— START OF Data entries —
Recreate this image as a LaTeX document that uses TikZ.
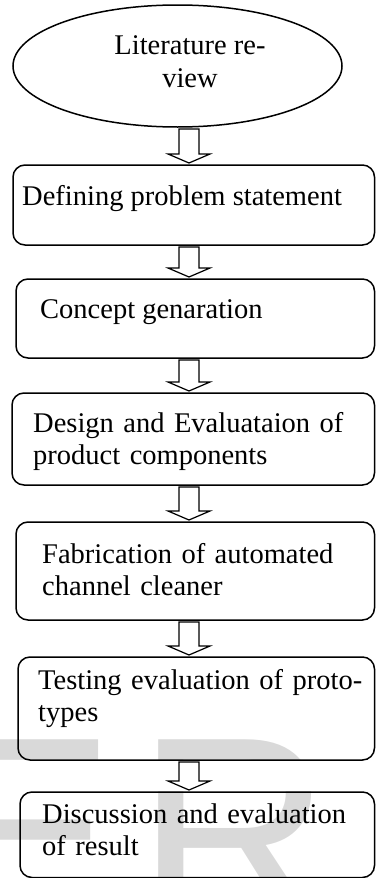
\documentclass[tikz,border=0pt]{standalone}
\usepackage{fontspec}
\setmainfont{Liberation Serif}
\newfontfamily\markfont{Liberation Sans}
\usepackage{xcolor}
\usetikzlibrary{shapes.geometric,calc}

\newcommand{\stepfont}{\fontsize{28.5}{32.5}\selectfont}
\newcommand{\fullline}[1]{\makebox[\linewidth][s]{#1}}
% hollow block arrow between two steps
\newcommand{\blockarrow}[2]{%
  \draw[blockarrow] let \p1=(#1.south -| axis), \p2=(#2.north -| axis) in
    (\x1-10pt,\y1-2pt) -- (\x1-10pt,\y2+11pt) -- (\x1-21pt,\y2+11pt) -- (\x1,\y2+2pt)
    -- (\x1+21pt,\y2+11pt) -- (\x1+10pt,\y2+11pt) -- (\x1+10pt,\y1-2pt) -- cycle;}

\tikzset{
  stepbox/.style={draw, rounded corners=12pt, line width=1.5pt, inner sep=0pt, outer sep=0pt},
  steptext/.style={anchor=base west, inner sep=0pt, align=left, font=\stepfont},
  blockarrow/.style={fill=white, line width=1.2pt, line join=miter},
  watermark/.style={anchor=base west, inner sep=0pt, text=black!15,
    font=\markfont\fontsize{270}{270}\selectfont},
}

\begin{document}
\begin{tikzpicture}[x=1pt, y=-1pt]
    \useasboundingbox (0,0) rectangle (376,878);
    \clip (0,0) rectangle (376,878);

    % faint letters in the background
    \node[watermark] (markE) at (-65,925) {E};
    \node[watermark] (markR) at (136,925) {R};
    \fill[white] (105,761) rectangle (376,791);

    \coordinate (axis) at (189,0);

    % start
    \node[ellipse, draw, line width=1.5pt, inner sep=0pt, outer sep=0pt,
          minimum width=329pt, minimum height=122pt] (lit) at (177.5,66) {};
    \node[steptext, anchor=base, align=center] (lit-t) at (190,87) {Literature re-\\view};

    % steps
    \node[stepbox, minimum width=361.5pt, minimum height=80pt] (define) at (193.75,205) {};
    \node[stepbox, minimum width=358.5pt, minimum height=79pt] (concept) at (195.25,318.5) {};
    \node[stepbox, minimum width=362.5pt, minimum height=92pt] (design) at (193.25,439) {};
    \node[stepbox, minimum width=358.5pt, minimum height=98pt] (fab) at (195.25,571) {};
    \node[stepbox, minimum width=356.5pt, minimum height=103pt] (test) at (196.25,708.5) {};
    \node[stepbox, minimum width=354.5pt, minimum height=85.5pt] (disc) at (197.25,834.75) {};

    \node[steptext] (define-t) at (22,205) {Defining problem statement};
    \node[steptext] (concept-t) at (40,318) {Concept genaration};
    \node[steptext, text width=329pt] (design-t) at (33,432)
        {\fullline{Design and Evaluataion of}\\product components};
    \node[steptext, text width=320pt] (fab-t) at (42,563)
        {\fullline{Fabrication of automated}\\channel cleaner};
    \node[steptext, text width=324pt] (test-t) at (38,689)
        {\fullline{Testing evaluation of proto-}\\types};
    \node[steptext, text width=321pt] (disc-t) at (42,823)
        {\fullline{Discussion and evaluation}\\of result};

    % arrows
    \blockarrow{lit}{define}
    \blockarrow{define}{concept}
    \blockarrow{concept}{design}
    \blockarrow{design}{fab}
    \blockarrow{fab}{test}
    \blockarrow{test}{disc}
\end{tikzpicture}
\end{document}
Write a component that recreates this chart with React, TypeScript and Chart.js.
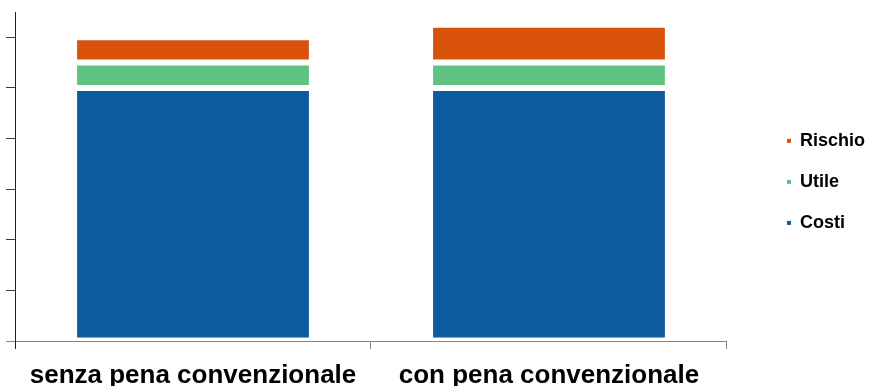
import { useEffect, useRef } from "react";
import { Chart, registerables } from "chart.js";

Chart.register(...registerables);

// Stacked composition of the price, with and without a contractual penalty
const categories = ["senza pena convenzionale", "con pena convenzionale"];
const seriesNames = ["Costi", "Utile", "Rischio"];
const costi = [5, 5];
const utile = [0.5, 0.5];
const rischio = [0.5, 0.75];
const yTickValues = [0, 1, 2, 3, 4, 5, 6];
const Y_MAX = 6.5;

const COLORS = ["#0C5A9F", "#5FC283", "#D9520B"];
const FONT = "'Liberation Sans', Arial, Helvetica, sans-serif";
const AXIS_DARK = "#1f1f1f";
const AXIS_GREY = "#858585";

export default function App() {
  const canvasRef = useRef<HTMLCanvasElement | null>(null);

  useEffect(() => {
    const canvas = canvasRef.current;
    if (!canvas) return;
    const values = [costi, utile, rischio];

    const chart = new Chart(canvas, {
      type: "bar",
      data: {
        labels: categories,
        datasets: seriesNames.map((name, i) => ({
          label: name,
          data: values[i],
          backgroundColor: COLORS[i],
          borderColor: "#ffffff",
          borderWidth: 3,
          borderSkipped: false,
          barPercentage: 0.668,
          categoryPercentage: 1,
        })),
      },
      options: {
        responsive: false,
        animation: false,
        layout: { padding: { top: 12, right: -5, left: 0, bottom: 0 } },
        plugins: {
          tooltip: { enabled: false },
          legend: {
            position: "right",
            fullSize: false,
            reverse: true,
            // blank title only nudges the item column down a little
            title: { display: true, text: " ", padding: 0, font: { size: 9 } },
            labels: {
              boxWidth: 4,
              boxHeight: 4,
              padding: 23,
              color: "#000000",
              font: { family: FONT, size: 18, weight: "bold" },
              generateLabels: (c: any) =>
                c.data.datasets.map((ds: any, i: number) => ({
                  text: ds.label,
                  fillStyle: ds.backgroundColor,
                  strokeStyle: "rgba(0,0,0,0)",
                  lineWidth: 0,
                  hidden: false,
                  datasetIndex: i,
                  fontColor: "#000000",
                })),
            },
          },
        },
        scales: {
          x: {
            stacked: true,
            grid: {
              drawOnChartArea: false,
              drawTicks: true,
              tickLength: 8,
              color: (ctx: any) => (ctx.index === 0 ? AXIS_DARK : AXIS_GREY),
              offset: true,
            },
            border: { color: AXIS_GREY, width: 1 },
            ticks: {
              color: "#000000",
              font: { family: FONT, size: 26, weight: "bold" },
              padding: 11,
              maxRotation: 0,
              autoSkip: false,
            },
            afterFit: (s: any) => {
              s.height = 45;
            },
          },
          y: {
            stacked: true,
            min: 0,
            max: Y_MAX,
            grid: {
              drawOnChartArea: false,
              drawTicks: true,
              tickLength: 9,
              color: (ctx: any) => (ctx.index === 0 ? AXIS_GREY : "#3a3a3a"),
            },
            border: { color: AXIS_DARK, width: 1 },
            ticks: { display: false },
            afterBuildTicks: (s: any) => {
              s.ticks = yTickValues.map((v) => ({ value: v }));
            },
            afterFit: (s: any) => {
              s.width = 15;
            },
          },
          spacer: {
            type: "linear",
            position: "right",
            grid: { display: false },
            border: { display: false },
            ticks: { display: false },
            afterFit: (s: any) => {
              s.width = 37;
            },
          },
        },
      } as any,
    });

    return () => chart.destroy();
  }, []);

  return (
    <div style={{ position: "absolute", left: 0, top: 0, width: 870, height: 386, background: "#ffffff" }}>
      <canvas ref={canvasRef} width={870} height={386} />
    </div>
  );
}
— END OF Data entries —
— START OF Data entries —
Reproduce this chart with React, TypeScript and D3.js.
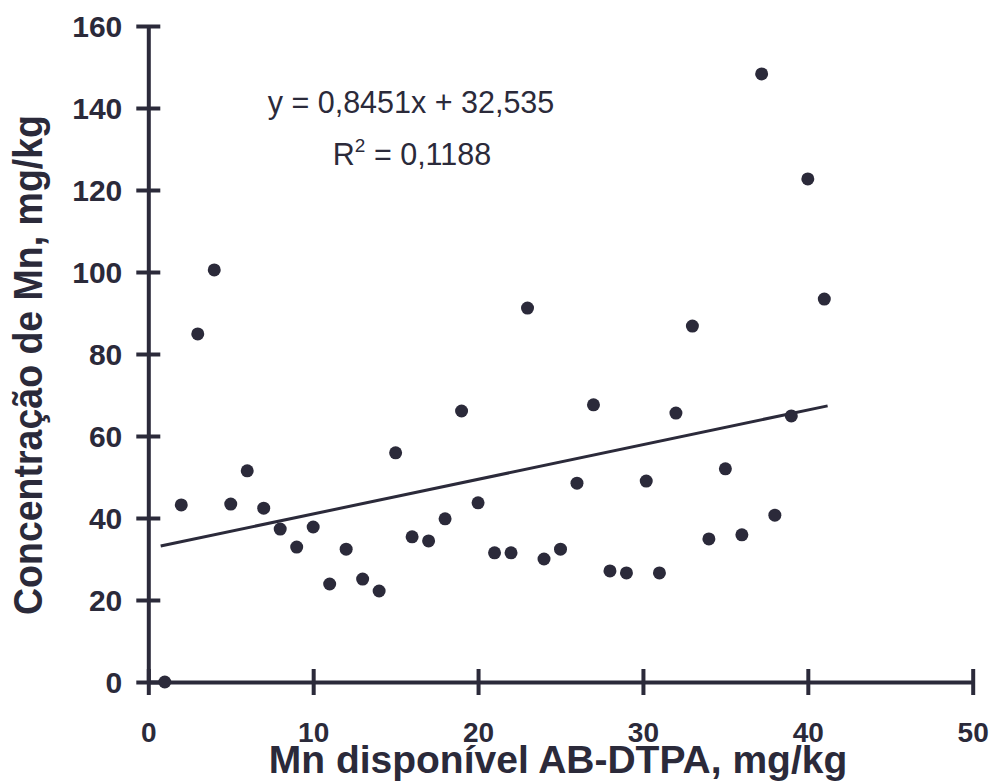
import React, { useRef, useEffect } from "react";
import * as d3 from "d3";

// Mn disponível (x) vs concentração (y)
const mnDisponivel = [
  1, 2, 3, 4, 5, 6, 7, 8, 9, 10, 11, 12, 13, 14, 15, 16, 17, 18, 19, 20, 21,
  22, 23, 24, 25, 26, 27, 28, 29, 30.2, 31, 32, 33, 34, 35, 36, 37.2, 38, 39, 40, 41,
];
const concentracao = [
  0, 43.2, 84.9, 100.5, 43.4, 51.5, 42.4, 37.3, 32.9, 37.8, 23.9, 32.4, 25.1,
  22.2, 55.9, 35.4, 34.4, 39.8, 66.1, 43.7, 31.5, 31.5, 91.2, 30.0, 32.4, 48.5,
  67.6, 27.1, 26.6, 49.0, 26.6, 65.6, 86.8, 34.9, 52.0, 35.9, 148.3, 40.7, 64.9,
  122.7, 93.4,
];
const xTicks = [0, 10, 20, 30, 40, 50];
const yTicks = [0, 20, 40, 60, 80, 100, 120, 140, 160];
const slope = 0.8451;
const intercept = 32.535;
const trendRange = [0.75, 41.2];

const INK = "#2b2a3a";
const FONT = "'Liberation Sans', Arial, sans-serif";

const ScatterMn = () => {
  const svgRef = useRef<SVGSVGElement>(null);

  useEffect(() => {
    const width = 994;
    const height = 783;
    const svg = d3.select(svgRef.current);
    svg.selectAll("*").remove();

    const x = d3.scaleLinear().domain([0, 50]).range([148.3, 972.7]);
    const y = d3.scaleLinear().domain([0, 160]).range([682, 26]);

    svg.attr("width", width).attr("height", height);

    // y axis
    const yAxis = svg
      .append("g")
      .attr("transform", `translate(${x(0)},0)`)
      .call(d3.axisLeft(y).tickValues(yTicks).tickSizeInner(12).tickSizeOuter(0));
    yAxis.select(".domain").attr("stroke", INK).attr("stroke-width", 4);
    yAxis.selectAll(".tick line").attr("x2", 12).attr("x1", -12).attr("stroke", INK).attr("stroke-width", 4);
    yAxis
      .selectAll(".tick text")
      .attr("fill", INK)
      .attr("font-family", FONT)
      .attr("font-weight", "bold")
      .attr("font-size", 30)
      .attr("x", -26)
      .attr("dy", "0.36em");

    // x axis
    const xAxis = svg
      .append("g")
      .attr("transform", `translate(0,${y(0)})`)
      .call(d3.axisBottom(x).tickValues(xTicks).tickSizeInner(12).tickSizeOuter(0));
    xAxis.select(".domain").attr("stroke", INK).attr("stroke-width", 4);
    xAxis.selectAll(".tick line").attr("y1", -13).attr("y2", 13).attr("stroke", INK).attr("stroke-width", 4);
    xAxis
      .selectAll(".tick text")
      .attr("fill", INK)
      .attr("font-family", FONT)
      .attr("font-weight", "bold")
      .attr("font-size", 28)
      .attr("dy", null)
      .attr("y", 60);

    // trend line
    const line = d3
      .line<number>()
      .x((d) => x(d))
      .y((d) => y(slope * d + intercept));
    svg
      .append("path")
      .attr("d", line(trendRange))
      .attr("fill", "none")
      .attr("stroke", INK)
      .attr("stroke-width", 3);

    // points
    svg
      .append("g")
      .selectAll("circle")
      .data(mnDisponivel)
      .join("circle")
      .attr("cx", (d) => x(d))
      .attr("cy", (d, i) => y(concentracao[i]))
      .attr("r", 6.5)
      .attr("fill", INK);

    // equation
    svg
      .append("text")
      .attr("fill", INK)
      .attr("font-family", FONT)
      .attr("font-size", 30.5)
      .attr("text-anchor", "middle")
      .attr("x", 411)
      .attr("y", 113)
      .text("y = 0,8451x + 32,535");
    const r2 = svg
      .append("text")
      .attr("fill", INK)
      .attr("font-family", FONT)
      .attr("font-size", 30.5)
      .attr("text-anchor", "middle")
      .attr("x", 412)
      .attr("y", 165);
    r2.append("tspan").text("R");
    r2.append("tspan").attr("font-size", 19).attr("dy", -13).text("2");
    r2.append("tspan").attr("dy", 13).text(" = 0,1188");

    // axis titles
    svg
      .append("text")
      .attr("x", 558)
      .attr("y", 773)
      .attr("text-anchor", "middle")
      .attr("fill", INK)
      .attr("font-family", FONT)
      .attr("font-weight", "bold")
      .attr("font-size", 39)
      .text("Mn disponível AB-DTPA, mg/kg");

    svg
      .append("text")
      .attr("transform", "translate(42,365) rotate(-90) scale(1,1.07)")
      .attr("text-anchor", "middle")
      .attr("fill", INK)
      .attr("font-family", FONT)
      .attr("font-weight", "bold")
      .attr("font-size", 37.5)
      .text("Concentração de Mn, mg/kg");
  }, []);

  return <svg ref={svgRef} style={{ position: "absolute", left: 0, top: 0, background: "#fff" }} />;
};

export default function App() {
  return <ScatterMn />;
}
— END OF Data entries —
◆ **Problem description**
Extract each line holding the word "with" from the records.

◆ **Task answer**
Write a component that recreates this chart with React, TypeScript and Chart.js.
// Stacked composition of the price, with and without a contractual penalty
Reproduce this chart with React, TypeScript and D3.js.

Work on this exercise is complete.